There appears to me to be no communication between SW and Revenue. For example if you are on Illness benefit for a few weeks or months you could find your tax credits and SRCOP reduced by a full years payment and possibly running in to the following year.

You need to check each year that you have an SW claim that the reduction made matches the amount paid.

As mentioned above you can obtain a statement of taxable Benefit or pension from the relevant section for each year and include it with your tax return as taxable income received.

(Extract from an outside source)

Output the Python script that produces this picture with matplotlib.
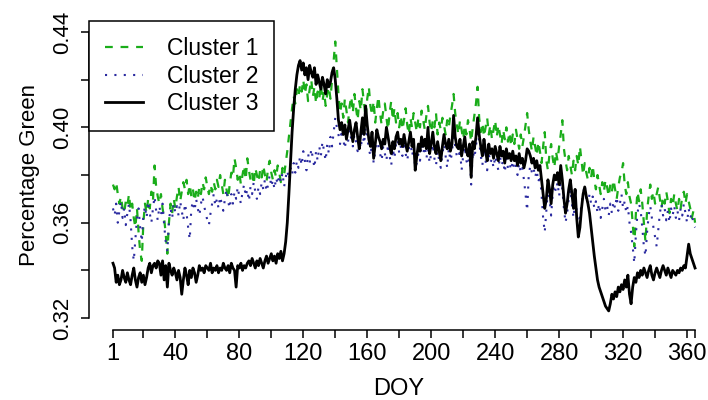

If you have 2 types of SW income in the same tax year (say Illness Benefit for a couple of months and Pension later you will require 2 separate statements

The first 6 weeks of Illness benefit in each tax year is not taxable


----------



## danFTB (3 Jan 2012)

In the PAYE anytime online system under "your incomes" for 2012 I have a "DSP Pension" amount of 8026 euro, what effect does this have on my taxes and what is it for please and thank you


----------



## WindUp (3 Jan 2012)

Revenue think you are receiving a pension in 2012 -- ring them to a correct it if you are not,,,,,


----------



## danFTB (3 Jan 2012)

I have just moved jobs and not joined the pension plan in the new job, a pension i stopped paying into 4 years ago has a balance of circa 10k but it will stay like that as i cant access it, is this what this refers to and if so it is then still incorrect yes?


----------



## WindUp (3 Jan 2012)

sounds like it - just ring the paye number and ask 

http://www.revenue.ie/en/contact/index.html


----------



## danFTB (3 Jan 2012)

Thanks I'll post update here


----------



## danFTB (4 Jan 2012)

Yes pension was a red herring, it was social welfare related, thinking incorrectly that me or my wife were receiving social welfare payment, so the phonecall resolved it and the amount has been removed from my incomes for 2012, It would as it happened have decreased the upper tax rate band in effect taxing 8026 more of my income at 41% so lucky i spotted it.


----------